Replace the pronouns and we'd both agree that the case deserves to be investigated. The woman he is accusing deserves to be treated as innocent, but the case should not be taken any less seriously.
firefly wrote:
Also, in this story, as in many stories (mostly outside the U.S.) where men claim such things, the motive given was that the woman was "sex starved" which is inconsistent with generally accepted motives for sexual crimes as acts of aggression or violence. The alleged victim in this case was possibly perpetuating that same myth about why a woman would do that to him. Why do people assume a woman would not force sex for the same reasons men do--domination, power, humiliation of the victim, etc.

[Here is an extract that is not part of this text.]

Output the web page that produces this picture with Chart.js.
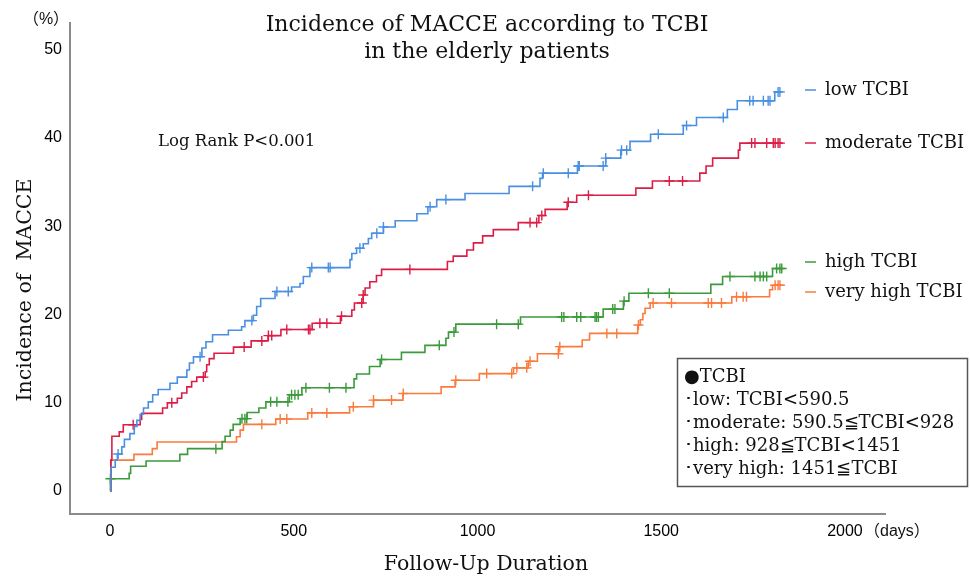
<!DOCTYPE html>
<html><head><meta charset="utf-8">
<script src="https://cdn.jsdelivr.net/npm/chart.js@4.4.1/dist/chart.umd.min.js"></script>
<style>html,body{margin:0;padding:0;background:#fff;}#wrap{width:970px;height:577px;}</style>
</head><body><div id="wrap"><canvas id="c" width="970" height="577"></canvas></div>
<script>
// ---- data ----
const xTicks = [0, 500, 1000, 1500, 2000];
const yTicks = [0, 10, 20, 30, 40, 50];
const seriesNames = ['low TCBI', 'moderate TCBI', 'high TCBI', 'very high TCBI'];

const lowDays = [0,2,14,20,32,39,54,66,73,82,91,104,116,131,163,183,209,216,227,250,261,279,322,358,367,390,399,410,449,494,517,526,544,653,658,671,689,703,712,744,776,835,865,889,966,1086,1170,1177,1272,1349,1390,1415,1471,1560,1596,1680,1707,1809,1828];
const lowVals = [0,2.7,3.5,4.2,5.0,5.85,6.5,7.3,8.0,8.7,9.4,10.1,10.9,11.5,12.2,12.9,13.7,14.5,15.2,16.2,16.9,17.7,18.2,18.6,19.3,19.9,20.9,21.8,22.6,23.1,23.5,24.3,25.3,26.2,26.9,27.5,28.0,28.6,29.2,29.9,30.6,31.4,32.2,33.0,33.7,34.5,35.4,36.0,36.8,37.7,38.6,39.6,40.4,41.4,42.3,43.2,44.2,45.2,45.2];
const lowCensorDays = [22,245,386,454,485,549,594,599,680,726,744,871,914,1150,1179,1247,1274,1277,1342,1349,1392,1406,1492,1569,1669,1741,1750,1778,1791,1796,1818,1823];
const lowCensorVals = [4.2,15.2,19.3,22.6,22.6,25.3,25.3,25.3,27.5,29.2,29.9,32.2,33.0,34.5,36.0,36.0,36.8,36.8,36.8,37.7,38.6,38.6,40.4,41.4,42.3,44.2,44.2,44.2,44.2,44.2,45.2,45.2];

const modDays = [0,2,5,25,36,82,86,143,156,183,195,209,222,236,259,263,270,283,336,384,430,465,550,627,658,665,689,694,707,725,739,918,934,971,989,1014,1043,1111,1167,1184,1244,1270,1431,1476,1605,1622,1640,1710,1714,1830];
const modVals = [0,3.5,6.2,6.7,7.5,8.1,8.8,9.4,10.0,10.5,11.1,11.8,12.4,12.9,13.5,14.3,15.0,15.6,16.3,17.0,17.6,18.3,19.0,19.8,20.5,21.3,22.2,23.0,23.7,24.4,25.1,26.0,26.6,27.3,28.1,28.9,29.6,30.4,31.2,31.9,32.7,33.5,34.3,35.1,36.0,36.8,37.7,38.6,39.4,39.4];
const modCensorDays = [63,168,254,365,413,431,440,481,540,544,571,590,630,685,689,816,1143,1161,1175,1247,1302,1522,1558,1746,1755,1787,1805,1810,1818,1823];
const modCensorVals = [7.5,10.0,12.9,16.3,17.0,17.6,17.6,18.3,18.3,18.3,19.0,19.0,19.8,21.3,22.2,25.1,30.4,30.4,31.2,32.7,33.5,35.1,35.1,39.4,39.4,39.4,39.4,39.4,39.4,39.4];

const highDays = [0,1,52,56,98,190,211,305,313,327,335,354,373,405,424,488,522,664,671,706,735,793,857,914,921,941,1117,1342,1397,1412,1635,1667,1803,1830];
const highVals = [0,1.4,2.0,2.8,3.4,4.15,4.8,5.6,6.2,6.9,7.55,8.2,8.9,9.4,10.1,10.9,11.7,12.7,13.25,14.1,14.9,15.7,16.5,17.3,18.0,18.9,19.7,20.6,21.5,22.4,23.4,24.3,25.2,25.2];
const highCensorDays = [1,288,359,367,372,437,454,484,494,503,512,533,597,642,739,896,936,1052,1111,1229,1235,1270,1281,1320,1324,1329,1368,1374,1399,1465,1522,1687,1755,1769,1778,1787,1814,1823,1828];
const highCensorVals = [1.4,4.8,8.2,8.2,8.2,10.1,10.1,10.1,10.9,10.9,10.9,11.7,11.7,11.7,14.9,16.5,18.0,18.9,18.9,19.7,19.7,19.7,19.7,19.7,19.7,19.7,20.6,20.6,21.5,22.4,22.4,24.3,24.3,24.3,24.3,24.3,25.2,25.2,25.2];

const vhighDays = [0,3,65,115,128,344,354,363,451,538,652,717,797,901,939,1005,1098,1138,1163,1221,1285,1305,1436,1443,1450,1456,1470,1692,1795,1803,1830];
const vhighVals = [0,3.5,4.15,4.8,5.55,6.15,6.9,7.55,8.15,8.85,9.55,10.3,11.05,11.8,12.55,13.3,13.95,14.7,15.55,16.35,17.1,17.85,18.8,19.4,20.1,20.7,21.3,22.0,22.8,23.3,23.3];
const vhighCensorDays = [413,463,481,549,590,662,717,766,798,941,1025,1093,1107,1134,1143,1220,1224,1352,1379,1438,1478,1528,1628,1637,1664,1705,1723,1732,1810,1818,1823];
const vhighCensorVals = [7.55,8.15,8.15,8.85,8.85,9.55,10.3,10.3,11.05,12.55,13.3,13.3,13.95,13.95,14.7,15.55,16.35,17.85,17.85,18.8,21.3,21.3,21.3,21.3,21.3,22.0,22.0,22.0,23.3,23.3,23.3];

const boxLines = ['●TCBI', '･low: TCBI<590.5', '･moderate: 590.5≦TCBI<928', '･high: 928≦TCBI<1451', '･very high: 1451≦TCBI'];

// ---- styling ----
const colors = ['#4a90e2', '#dc1d47', '#3b9a3b', '#fa7b3e'];
const SERIF = "'DejaVu Serif', 'Liberation Serif', serif";
const SANS = "'Liberation Sans', Arial, 'Noto Sans CJK JP', sans-serif";

function pts(xs, ys) { return xs.map((x, i) => ({ x: x, y: ys[i] })); }
const curves = [[lowDays, lowVals], [modDays, modVals], [highDays, highVals], [vhighDays, vhighVals]];
const censors = [[lowCensorDays, lowCensorVals], [modCensorDays, modCensorVals], [highCensorDays, highCensorVals], [vhighCensorDays, vhighCensorVals]];

const datasets = [];
curves.forEach((c, i) => {
  datasets.push({ label: seriesNames[i], data: pts(c[0], c[1]), borderColor: colors[i], borderWidth: 1.6,
    stepped: true, pointRadius: 0, fill: false, tension: 0 });
});
censors.forEach((c, i) => {
  datasets.push({ label: seriesNames[i] + ' censored', data: pts(c[0], c[1]), showLine: false,
    pointStyle: 'cross', pointRadius: 5, pointBorderWidth: 1.4, borderColor: colors[i], backgroundColor: colors[i] });
});

const legendY = [90, 143, 262, 292];

const textPlugin = {
  id: 'texts',
  afterDraw(chart) {
    const ctx = chart.ctx;
    ctx.save();
    ctx.fillStyle = '#111';
    ctx.textBaseline = 'middle';
    // title
    ctx.textAlign = 'center';
    ctx.font = '22px ' + SERIF;
    ctx.fillText('Incidence of MACCE according to TCBI', 487, 25);
    ctx.fillText('in the elderly patients', 487, 52);
    // unit labels
    ctx.font = '16px ' + SANS;
    ctx.fillText('（%）', 46, 20);
    ctx.textAlign = 'left';
    ctx.fillText('（days）', 864, 532);
    // axis titles
    ctx.textAlign = 'center';
    ctx.font = '20.5px ' + SERIF;
    ctx.fillText('Follow-Up Duration', 486, 565);
    ctx.save();
    ctx.translate(26, 290);
    ctx.rotate(-Math.PI / 2);
    ctx.fillText('Incidence of  MACCE', 0, 0);
    ctx.restore();
    // log rank
    ctx.textAlign = 'left';
    ctx.font = '16.5px ' + SERIF;
    ctx.fillText('Log Rank P<0.001', 158, 142);
    // legend
    ctx.font = '18px ' + SERIF;
    seriesNames.forEach((n, i) => {
      ctx.strokeStyle = colors[i];
      ctx.lineWidth = 1.5;
      ctx.beginPath();
      ctx.moveTo(805, legendY[i]);
      ctx.lineTo(816, legendY[i]);
      ctx.stroke();
      ctx.fillStyle = '#111';
      ctx.fillText(n, 825, legendY[i]);
    });
    // box
    ctx.strokeStyle = '#555';
    ctx.lineWidth = 1.5;
    ctx.strokeRect(677.5, 358.5, 290, 128);
    ctx.font = '18px ' + SERIF;
    boxLines.forEach((t, i) => {
      ctx.fillText(t, 684, 377 + i * 23);
    });
    ctx.restore();
  }
};

new Chart(document.getElementById('c'), {
  type: 'line',
  data: { datasets: datasets },
  options: {
    responsive: false,
    animation: false,
    devicePixelRatio: 1,
    layout: { padding: { left: 0, right: 85, top: 23, bottom: 0 } },
    plugins: { legend: { display: false }, title: { display: false }, tooltip: { enabled: false } },
    scales: {
      x: {
        type: 'linear', min: -109, max: 2109,
        afterBuildTicks: (s) => { s.ticks = xTicks.map(v => ({ value: v })); },
        afterFit: (s) => { s.height = 63; },
        grid: { display: false, drawTicks: false },
        border: { display: true, color: '#8a8a8a', width: 2 },
        ticks: { padding: 8, color: '#000', font: { family: SANS, size: 16 }, maxRotation: 0, autoSkip: false,
          callback: (v) => String(v) }
      },
      y: {
        type: 'linear', min: -2.6, max: 53,
        afterBuildTicks: (s) => { s.ticks = yTicks.map(v => ({ value: v })); },
        afterFit: (s) => { s.width = 70; },
        grid: { display: false, drawTicks: false },
        border: { display: true, color: '#8a8a8a', width: 2 },
        ticks: { padding: 8, color: '#000', font: { family: SANS, size: 16 }, callback: (v) => String(v) }
      }
    }
  },
  plugins: [textPlugin]
});
</script></body></html>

This issue is talked about in the second feminist blog post I put up. The language used when a woman is the sex offender is awful. The media often refers to it as a "sex scandal," etc. I'd not put too much merit into "sex starved" either. I don't assume that a woman does these things for different reasons. However, I also don't think that the victim ever really understands why they were chosen. It's honestly an awful question to ask a person who has been assaulted. I'd never ask a women why she thought a man raped her.
firefly wrote:
I think male victims of sexual assaults by females have to be urged to come forward to report such crimes. There are not enough meaningful statistics to evaluate the extent of the problem. And we don't know how law enforcement and the criminal justice system treats the problem of forced intercourse of adult men by women. If we can't find the cases, and look at the punishments given out, I'm not sure we can jump to conclusion that existing laws are unfair to men. These cases have to wind up in courtrooms before we can find out how the criminal justice system is handling them. I want male victims treated fairly too.
If the law is written in such a way that these cases aren't making it to trial, then what's the point in looking for the cases? When looking for rape convictions in a time when women were considered property, you'd not find any either; you'd find (as you noted)
theft convictions. You shouldn't base your understanding of male victims on the legal case load of the past. It will fail you.
We can't find these cases, but we can find the offenses. This is a problem.
I can't see how a gender inclusive legal definition (such as Canada's) is wrong. Would you support that definition in the USA? If no, why not?